WHAT IS ASKED
Do not include the pictures; repeat the rest of the data exactly.

─── DATA SECTION ───

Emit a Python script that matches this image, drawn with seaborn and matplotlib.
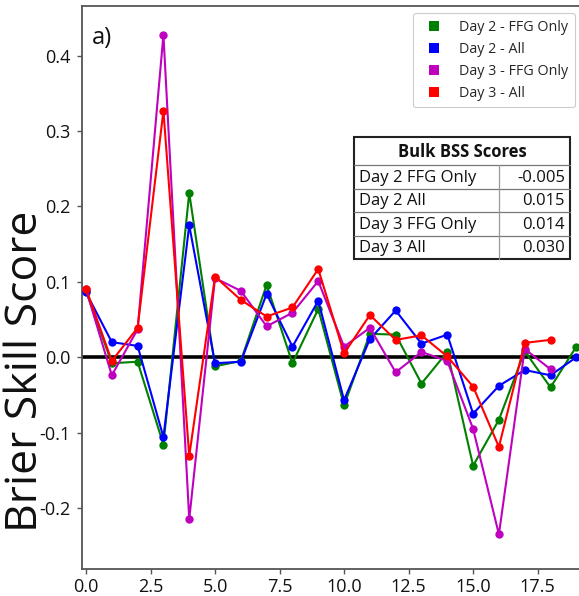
import numpy as np
import pandas as pd
import matplotlib
matplotlib.use("Agg")
import matplotlib.pyplot as plt
from matplotlib.lines import Line2D
from matplotlib.patches import Rectangle
from matplotlib.ticker import FixedLocator, FuncFormatter
import seaborn as sns

# ---------------- data ----------------
series_names = ["Day 2 - FFG Only", "Day 2 - All", "Day 3 - FFG Only", "Day 3 - All"]
series_colors = ["#008000", "#0000ff", "#bf00bf", "#ff0000"]

x_day2 = list(range(20))
x_day3 = list(range(19))

d2_ffg = [0.088, -0.008, -0.006, -0.116, 0.218, -0.012, -0.005, 0.096, -0.008, 0.064,
          -0.064, 0.031, 0.030, -0.035, 0.007, -0.144, -0.083, 0.008, -0.040, 0.014]
d2_all = [0.086, 0.020, 0.015, -0.106, 0.175, -0.008, -0.006, 0.084, 0.014, 0.075,
          -0.057, 0.024, 0.062, 0.018, 0.030, -0.075, -0.038, -0.017, -0.024, 0.000]
d3_ffg = [0.090, -0.024, 0.037, 0.428, -0.215, 0.105, 0.088, 0.041, 0.059, 0.101,
          0.014, 0.039, -0.020, 0.007, -0.005, -0.095, -0.235, 0.011, -0.016]
d3_all = [0.091, -0.005, 0.039, 0.327, -0.131, 0.107, 0.076, 0.054, 0.066, 0.117,
          0.005, 0.056, 0.023, 0.029, 0.001, -0.039, -0.119, 0.019, 0.023]

x_ticks = [0.0, 2.5, 5.0, 7.5, 10.0, 12.5, 15.0, 17.5]
y_ticks = [-0.2, -0.1, 0.0, 0.1, 0.2, 0.3, 0.4]

table_title = "Bulk BSS Scores"
table_labels = ["Day 2 FFG Only", "Day 2 All", "Day 3 FFG Only", "Day 3 All"]
table_values = ["-0.005", "0.015", "0.014", "0.030"]

panel_label = "a)"
y_label = "Brier Skill Score"

# ---------------- frame ----------------
frames = []
for name, xs, ys in [(series_names[0], x_day2, d2_ffg),
                     (series_names[1], x_day2, d2_all),
                     (series_names[2], x_day3, d3_ffg),
                     (series_names[3], x_day3, d3_all)]:
    frames.append(pd.DataFrame({"x": xs, "score": ys, "series": name}))
df = pd.concat(frames, ignore_index=True)

sns.set_style("white")
plt.rcParams["font.family"] = ["Open Sans", "DejaVu Sans"]
plt.rcParams["axes.unicode_minus"] = False

W, H = 579, 596
fig = plt.figure(figsize=(W / 100, H / 100), dpi=100)
ax_l, ax_r, ax_t, ax_b = 82, 582, 6, 569
ax = fig.add_axes([ax_l / W, (H - ax_b) / H, (ax_r - ax_l) / W, (ax_b - ax_t) / H])

ax.axhline(0.0, color="black", lw=2.6, zorder=1)

palette = dict(zip(series_names, series_colors))
sns.lineplot(data=df, x="x", y="score", hue="series", hue_order=series_names,
             palette=palette, marker="o", markersize=6, markeredgewidth=0,
             linewidth=1.5, legend=False, ax=ax, zorder=3)

ax.set_xlim(-0.155, 19.22)
ax.set_ylim(-0.281, 0.466)
ax.xaxis.set_major_locator(FixedLocator(x_ticks))
ax.yaxis.set_major_locator(FixedLocator(y_ticks))
ax.xaxis.set_major_formatter(FuncFormatter(lambda v, p: f"{v:.1f}"))
ax.yaxis.set_major_formatter(FuncFormatter(lambda v, p: f"{v:.1f}"))
ax.tick_params(axis="both", which="major", labelsize=13, length=3.5, width=1,
               color="#555555", direction="out", bottom=True, left=True,
               labelcolor="#111111")
ax.tick_params(axis="y", pad=5)
ax.tick_params(axis="x", pad=3)
ax.set_xlabel("")
ax.set_ylabel("")
fig.text(37 / W, 1 - 371 / H, y_label, rotation=90, rotation_mode="anchor",
         ha="center", va="baseline", fontsize=32, color="#111111")

for side in ["left", "bottom", "top", "right"]:
    ax.spines[side].set_color("#555555")
    ax.spines[side].set_linewidth(1.3)

ax.text(0.02, 0.965, panel_label, transform=ax.transAxes, fontsize=17,
        ha="left", va="top", color="#111111")

# legend
handles = [Line2D([0], [0], marker="s", color="none", markerfacecolor=c,
                  markeredgewidth=0, markersize=6.5) for c in series_colors]
leg = ax.legend(handles, series_names, loc="upper right", fontsize=10.3,
                frameon=True, fancybox=True, framealpha=1, edgecolor="#cccccc",
                borderaxespad=0.5, labelspacing=0.5, borderpad=0.45)
leg.get_frame().set_linewidth(0.8)

# table (axes fraction)
def fx(px):
    return (px - ax_l) / (ax_r - ax_l)

def fy(py):
    return (ax_b - py) / (ax_b - ax_t)

t_left, t_right, t_top, t_bot = 354, 570, 137, 259
col_split = 499
head_bot = 165
row_h = (t_bot - head_bot) / len(table_labels)

ax.add_patch(Rectangle((fx(t_left), fy(t_bot)), fx(t_right) - fx(t_left), fy(t_top) - fy(t_bot),
                       transform=ax.transAxes, facecolor="white", edgecolor="#222222",
                       linewidth=1.5, zorder=5))
ax.plot([fx(t_left), fx(t_right)], [fy(head_bot), fy(head_bot)], transform=ax.transAxes,
        color="#777777", lw=0.9, zorder=6)
for i in range(1, len(table_labels)):
    yy = head_bot + i * row_h
    ax.plot([fx(t_left), fx(t_right)], [fy(yy), fy(yy)], transform=ax.transAxes,
            color="#777777", lw=0.9, zorder=6)
ax.plot([fx(col_split), fx(col_split)], [fy(head_bot), fy(t_bot)], transform=ax.transAxes,
        color="#999999", lw=0.9, zorder=6)

ax.text((fx(t_left) + fx(t_right)) / 2, fy((t_top + head_bot) / 2 + 1), table_title,
        transform=ax.transAxes, ha="center", va="center", fontsize=12,
        fontweight="bold", color="#111111", zorder=7)
for i, (lab, val) in enumerate(zip(table_labels, table_values)):
    yc = head_bot + (i + 0.5) * row_h + 1
    ax.text(fx(t_left + 5), fy(yc), lab, transform=ax.transAxes, ha="left", va="center",
            fontsize=12, color="#111111", zorder=7)
    ax.text(fx(t_right - 5), fy(yc), val, transform=ax.transAxes, ha="right", va="center",
            fontsize=12, color="#111111", zorder=7)

fig.savefig("out.png", dpi=100)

───

RESPONSE BELOW
Emit a Python script that matches this image, drawn with seaborn and matplotlib.
import numpy as np
import pandas as pd
import matplotlib
matplotlib.use("Agg")
import matplotlib.pyplot as plt
from matplotlib.lines import Line2D
from matplotlib.patches import Rectangle
from matplotlib.ticker import FixedLocator, FuncFormatter
import seaborn as sns

# ---------------- data ----------------
series_names = ["Day 2 - FFG Only", "Day 2 - All", "Day 3 - FFG Only", "Day 3 - All"]
series_colors = ["#008000", "#0000ff", "#bf00bf", "#ff0000"]

x_day2 = list(range(20))
x_day3 = list(range(19))

d2_ffg = [0.088, -0.008, -0.006, -0.116, 0.218, -0.012, -0.005, 0.096, -0.008, 0.064,
          -0.064, 0.031, 0.030, -0.035, 0.007, -0.144, -0.083, 0.008, -0.040, 0.014]
d2_all = [0.086, 0.020, 0.015, -0.106, 0.175, -0.008, -0.006, 0.084, 0.014, 0.075,
          -0.057, 0.024, 0.062, 0.018, 0.030, -0.075, -0.038, -0.017, -0.024, 0.000]
d3_ffg = [0.090, -0.024, 0.037, 0.428, -0.215, 0.105, 0.088, 0.041, 0.059, 0.101,
          0.014, 0.039, -0.020, 0.007, -0.005, -0.095, -0.235, 0.011, -0.016]
d3_all = [0.091, -0.005, 0.039, 0.327, -0.131, 0.107, 0.076, 0.054, 0.066, 0.117,
          0.005, 0.056, 0.023, 0.029, 0.001, -0.039, -0.119, 0.019, 0.023]

x_ticks = [0.0, 2.5, 5.0, 7.5, 10.0, 12.5, 15.0, 17.5]
y_ticks = [-0.2, -0.1, 0.0, 0.1, 0.2, 0.3, 0.4]

table_title = "Bulk BSS Scores"
table_labels = ["Day 2 FFG Only", "Day 2 All", "Day 3 FFG Only", "Day 3 All"]
table_values = ["-0.005", "0.015", "0.014", "0.030"]

panel_label = "a)"
y_label = "Brier Skill Score"

# ---------------- frame ----------------
frames = []
for name, xs, ys in [(series_names[0], x_day2, d2_ffg),
                     (series_names[1], x_day2, d2_all),
                     (series_names[2], x_day3, d3_ffg),
                     (series_names[3], x_day3, d3_all)]:
    frames.append(pd.DataFrame({"x": xs, "score": ys, "series": name}))
df = pd.concat(frames, ignore_index=True)

sns.set_style("white")
plt.rcParams["font.family"] = ["Open Sans", "DejaVu Sans"]
plt.rcParams["axes.unicode_minus"] = False

W, H = 579, 596
fig = plt.figure(figsize=(W / 100, H / 100), dpi=100)
ax_l, ax_r, ax_t, ax_b = 82, 582, 6, 569
ax = fig.add_axes([ax_l / W, (H - ax_b) / H, (ax_r - ax_l) / W, (ax_b - ax_t) / H])

ax.axhline(0.0, color="black", lw=2.6, zorder=1)

palette = dict(zip(series_names, series_colors))
sns.lineplot(data=df, x="x", y="score", hue="series", hue_order=series_names,
             palette=palette, marker="o", markersize=6, markeredgewidth=0,
             linewidth=1.5, legend=False, ax=ax, zorder=3)

ax.set_xlim(-0.155, 19.22)
ax.set_ylim(-0.281, 0.466)
ax.xaxis.set_major_locator(FixedLocator(x_ticks))
ax.yaxis.set_major_locator(FixedLocator(y_ticks))
ax.xaxis.set_major_formatter(FuncFormatter(lambda v, p: f"{v:.1f}"))
ax.yaxis.set_major_formatter(FuncFormatter(lambda v, p: f"{v:.1f}"))
ax.tick_params(axis="both", which="major", labelsize=13, length=3.5, width=1,
               color="#555555", direction="out", bottom=True, left=True,
               labelcolor="#111111")
ax.tick_params(axis="y", pad=5)
ax.tick_params(axis="x", pad=3)
ax.set_xlabel("")
ax.set_ylabel("")
fig.text(37 / W, 1 - 371 / H, y_label, rotation=90, rotation_mode="anchor",
         ha="center", va="baseline", fontsize=32, color="#111111")

for side in ["left", "bottom", "top", "right"]:
    ax.spines[side].set_color("#555555")
    ax.spines[side].set_linewidth(1.3)

ax.text(0.02, 0.965, panel_label, transform=ax.transAxes, fontsize=17,
        ha="left", va="top", color="#111111")

# legend
handles = [Line2D([0], [0], marker="s", color="none", markerfacecolor=c,
                  markeredgewidth=0, markersize=6.5) for c in series_colors]
leg = ax.legend(handles, series_names, loc="upper right", fontsize=10.3,
                frameon=True, fancybox=True, framealpha=1, edgecolor="#cccccc",
                borderaxespad=0.5, labelspacing=0.5, borderpad=0.45)
leg.get_frame().set_linewidth(0.8)

# table (axes fraction)
def fx(px):
    return (px - ax_l) / (ax_r - ax_l)

def fy(py):
    return (ax_b - py) / (ax_b - ax_t)

t_left, t_right, t_top, t_bot = 354, 570, 137, 259
col_split = 499
head_bot = 165
row_h = (t_bot - head_bot) / len(table_labels)

ax.add_patch(Rectangle((fx(t_left), fy(t_bot)), fx(t_right) - fx(t_left), fy(t_top) - fy(t_bot),
                       transform=ax.transAxes, facecolor="white", edgecolor="#222222",
                       linewidth=1.5, zorder=5))
ax.plot([fx(t_left), fx(t_right)], [fy(head_bot), fy(head_bot)], transform=ax.transAxes,
        color="#777777", lw=0.9, zorder=6)
for i in range(1, len(table_labels)):
    yy = head_bot + i * row_h
    ax.plot([fx(t_left), fx(t_right)], [fy(yy), fy(yy)], transform=ax.transAxes,
            color="#777777", lw=0.9, zorder=6)
ax.plot([fx(col_split), fx(col_split)], [fy(head_bot), fy(t_bot)], transform=ax.transAxes,
        color="#999999", lw=0.9, zorder=6)

ax.text((fx(t_left) + fx(t_right)) / 2, fy((t_top + head_bot) / 2 + 1), table_title,
        transform=ax.transAxes, ha="center", va="center", fontsize=12,
        fontweight="bold", color="#111111", zorder=7)
for i, (lab, val) in enumerate(zip(table_labels, table_values)):
    yc = head_bot + (i + 0.5) * row_h + 1
    ax.text(fx(t_left + 5), fy(yc), lab, transform=ax.transAxes, ha="left", va="center",
            fontsize=12, color="#111111", zorder=7)
    ax.text(fx(t_right - 5), fy(yc), val, transform=ax.transAxes, ha="right", va="center",
            fontsize=12, color="#111111", zorder=7)

fig.savefig("out.png", dpi=100)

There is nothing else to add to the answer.